Editor:
I would like to thank Zack Jensen for his letter to the editor (“Thanks for proving hate exists,” Oct. 21) proving that low blows and unintelligent comments are still alive and well on campus. The argument that those who don’t agree with gays do so only because they fear their own personal “gayness” is what I remember hearing from kids playing four-square in elementary school. I thought we could expect better and more mature arguments from seniors in college.
If Jensen had asked around (strangely enough, he didn’t cite where he got his research from), he probably would have found that most people who don’t agree with homosexual lifestyles do so based on moral and even biological grounds. Simply taking a quick look at the human anatomy should be enough to show why there are many who don’t agree with, and consequently don’t want to be exposed to, the homosexual lifestyle-we weren’t made that way. Therefore, I find it unnatural. And as such, I don’t want to see it.

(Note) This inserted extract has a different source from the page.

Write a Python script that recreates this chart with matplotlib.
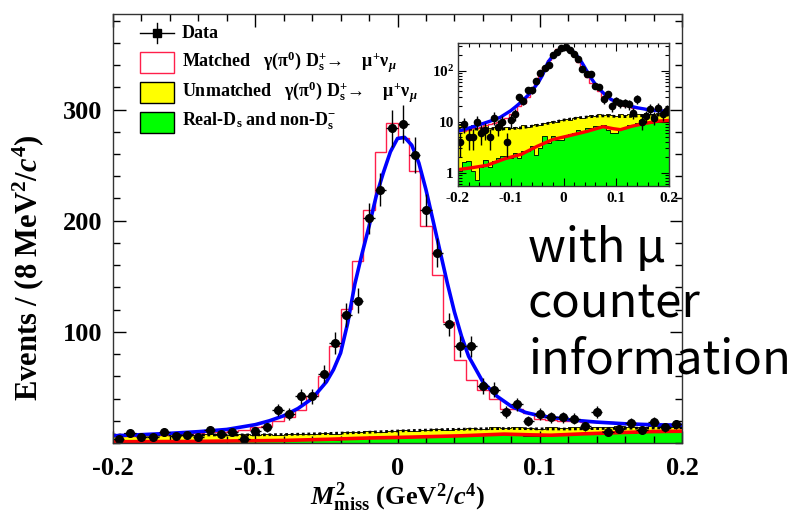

If you don’t agree with me, that’s fine. I neither hate homosexuals nor think that they aren’t human. But I am tired of people like Jensen telling me that I have to accept the homosexual lifestyle as “normal” and if I don’t, to leave. I don’t agree with it, and that’s my right-as a human. Despite Jensen’s low blow toward Matt Harman, I’m surprised he doesn’t know that censorship exists in the “real world” too.
And perhaps there was a large outcry from people concerning the picture of the two men kissing because you didn’t have to “pick up the newspaper” to see it was on the front page. More responsible journalism, especially considering the makeup of the audience, is what I think Matt Harman was asking for. And that’s not too much to ask.